The Input Lag in Street Fighter 30th Anniversary Collection (again by Digital Eclipse) is so big that it makes the games unplayble for professional players.
For exemple, it's impossible to parry in Street Fighter III as it requires very frame-accurate reflexes.
Parry is the base mechanic of Street Fighter III... 🤦♂️
I love that since Capcom has taken over their collections and develop them internally: Capcom Fighting Collection 1&2, Marvel VS Capcom Fighting Collection, Capcom Beat Them Up Collection.
According to measurements, the lag is so low on PC in Capcom and Marvel Fighting Collection, that it equals the arcade board's lag... That's incredible.
Interesting points about Think versus Feel.. funnily enough in the FG community there's a concept of playing by feel and the concept of learning frame data. Old school players play by feel first and foremost and add the frame data on top, modern players looking to advance as soon as possible study frame data before even handling the character.
Then again, I'm always + Frames if I believe hard enough.
Back to input lag, this is also the primary reason why Frame Generated frames are "fake". That and the artifacting.
However I'd love to try high base frame rate, eg 120, doubled to perceptual smoothness of 240.
30 to 60 though?
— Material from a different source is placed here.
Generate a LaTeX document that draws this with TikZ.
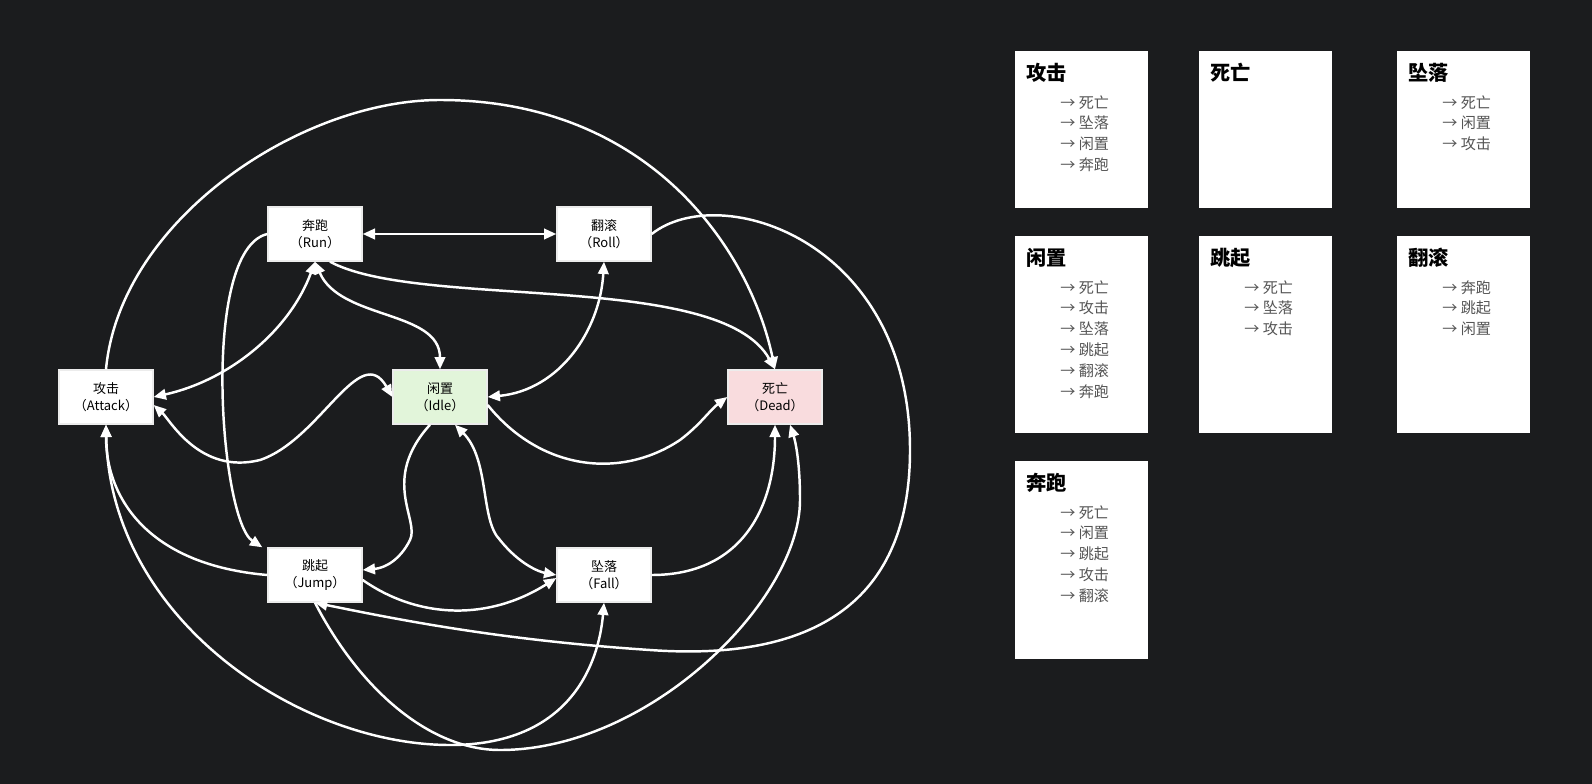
\documentclass[tikz,border=0pt]{standalone}
\usepackage{fontspec}
\setmainfont{Noto Sans CJK SC}
\usetikzlibrary{arrows.meta}
\definecolor{bg}{HTML}{1B1C1E}
\definecolor{idlec}{HTML}{E2F5DA}
\definecolor{deadc}{HTML}{F9DCDE}
\definecolor{itemc}{HTML}{555555}
\begin{document}
\begin{tikzpicture}[x=0.02cm,y=-0.02cm,
  st/.style={draw=white!85!gray,line width=0.8pt,fill=white,minimum width=94*0.02cm,minimum height=54*0.02cm,inner sep=0pt,align=center,font=\fontsize{7.4pt}{9.5pt}\selectfont,text=black},
  e/.style={draw=white,line width=1.4pt,-{Triangle[length=7pt,width=6pt]}},
  ee/.style={draw=white,line width=1.4pt,{Triangle[length=7pt,width=6pt]}-{Triangle[length=7pt,width=6pt]}},
  card/.style={fill=white,draw=none},
  ttl/.style={anchor=north west,font=\fontsize{11.5pt}{13pt}\selectfont\bfseries,text=black,inner sep=0pt},
  itm/.style={anchor=north west,font=\fontsize{8.6pt}{11.9pt}\selectfont,text=itemc,inner sep=0pt,align=left}]
\fill[bg] (0,0) rectangle (1592,784);
\useasboundingbox (0,0) rectangle (1592,784);
\node[st] (run) at (315,234) {奔跑\\（Run）};
\node[st] (roll) at (604,234) {翻滚\\（Roll）};
\node[st] (atk) at (106,397) {攻击\\（Attack）};
\node[st,fill=idlec] (idle) at (440,397) {闲置\\（Idle）};
\node[st,fill=deadc] (dead) at (775,397) {死亡\\（Dead）};
\node[st] (jump) at (315,575) {跳起\\（Jump）};
\node[st] (fall) at (604,575) {坠落\\（Fall）};
% edges
\draw[ee] (run.east) -- (roll.west);
\draw[ee] (run.south) .. controls (290,330) and (230,380) .. (atk.east);
\draw[ee] (run.south) .. controls (340,320) and (440,310) .. (idle.north);
\draw[e] ([xshift=15*0.02cm]run.south) .. controls (420,310) and (720,270) .. (dead.north);
\draw[e] (run.west) .. controls (200,250) and (220,520) .. ([xshift=-0.1cm]jump.north west);
\draw[ee] (idle.west) .. controls (360,340) and (320,440) .. (260,460) .. controls (200,475) and (170,420) .. (atk.east|-0,405);
\draw[e] (atk.north) .. controls (120,220) and (300,100) .. (440,100) .. controls (650,100) and (750,250) .. (dead.north);
\draw[e] (jump.west) .. controls (150,565) and (106,500) .. (atk.south);
\draw[ee] (atk.south) .. controls (110,620) and (300,745) .. (450,745) .. controls (580,745) and (600,650) .. (fall.south);
\draw[ee] (roll.south) .. controls (600,330) and (560,390) .. (idle.east);
\draw[e] (roll.east) .. controls (720,180) and (910,240) .. (910,450) .. controls (910,620) and (790,660) .. (650,650) .. controls (500,640) and (400,620) .. (jump.south);
\draw[e] (idle.east|-0,405) .. controls (540,470) and (620,480) .. (680,440) .. controls (700,425) and (710,410) .. (dead.west);
\draw[e] ([xshift=-10*0.02cm]idle.south) .. controls (380,480) and (420,520) .. (410,540) .. controls (400,560) and (385,568) .. (jump.east|-0,570);
\draw[ee] ([xshift=15*0.02cm]idle.south) .. controls (490,460) and (480,520) .. (500,540) .. controls (520,565) and (540,572) .. (fall.west);
\draw[e] (jump.east|-0,580) .. controls (420,620) and (490,620) .. (fall.west|-0,578);
\draw[e] (fall.east) .. controls (740,575) and (775,510) .. (dead.south);
\draw[e] (jump.south) .. controls (360,690) and (430,750) .. (500,750) .. controls (650,750) and (800,600) .. (800,500) .. controls (800,460) and (795,440) .. ([xshift=15*0.02cm]dead.south);
% cards
\newcommand{\crd}[5]{\fill[card] (#1,#2) rectangle ++(133,#3);
  \node[ttl] at (#1+11,#2+12) {#4};
  \node[itm] at (#1+45,#2+44) {#5};}
\crd{1015}{51}{157}{攻击}{→ 死亡\\→ 坠落\\→ 闲置\\→ 奔跑}
\crd{1199}{51}{157}{死亡}{}
\crd{1397}{51}{157}{坠落}{→ 死亡\\→ 闲置\\→ 攻击}
\crd{1015}{236}{197}{闲置}{→ 死亡\\→ 攻击\\→ 坠落\\→ 跳起\\→ 翻滚\\→ 奔跑}
\crd{1199}{236}{197}{跳起}{→ 死亡\\→ 坠落\\→ 攻击}
\crd{1397}{236}{197}{翻滚}{→ 奔跑\\→ 跳起\\→ 闲置}
\crd{1015}{461}{198}{奔跑}{→ 死亡\\→ 闲置\\→ 跳起\\→ 攻击\\→ 翻滚}
\end{tikzpicture}
\end{document}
Stuff of nightmares!
Again Input Lag, for me the single most important technical feature.
There's actually a great opportunity for DF to test on games and particular investigate if input lag is variable on PS5 in over heating conditions.
There's long been an imo false narrative that Street Fighter becomes laggy on PS5s that are on for too long or get too hot at tournaments.
What is actually happening is a combination of lag from The System/Screen/Game being introduced by the particular set up (at a tournament there are hundreds) not being configured properly.
SF6 of PS5 should be running at 120hz output, on a PS5 with VRR enabled on a low lag 120hz VRR display.
I've always been interested in the input lag on displays — thank goodness for the emergence of 'Game Mode' on most televisions these days — but it's AV amps (Receivers if you prefer, or are American) that often generate lag.
Although perhaps the new HDMI standards are fixing that.
I've always been interested in the input lag on displays — thank goodness for the emergence of 'Game Mode' on most televisions these days — but it's AV amps (Receivers if you prefer, or are American) that often generate lag.
Although perhaps the new HDMI standards are fixing that.
Shouldn't do, not if you switch off your AVR's video processing. I've had a number of AVRs from different brands over the years and not one has introduced input lag with the processing bypassed (I have a Leo Bodnar lag tester).
Shouldn't do, not if you switch off your AVR's video processing. I've had a number of AVRs from different brands over the years and not one has introduced input lag with the processing bypassed (I have a Leo Bodnar lag tester).
I know they shouldn't do, but what about if they put their own digital graphics on screen, like volume changes?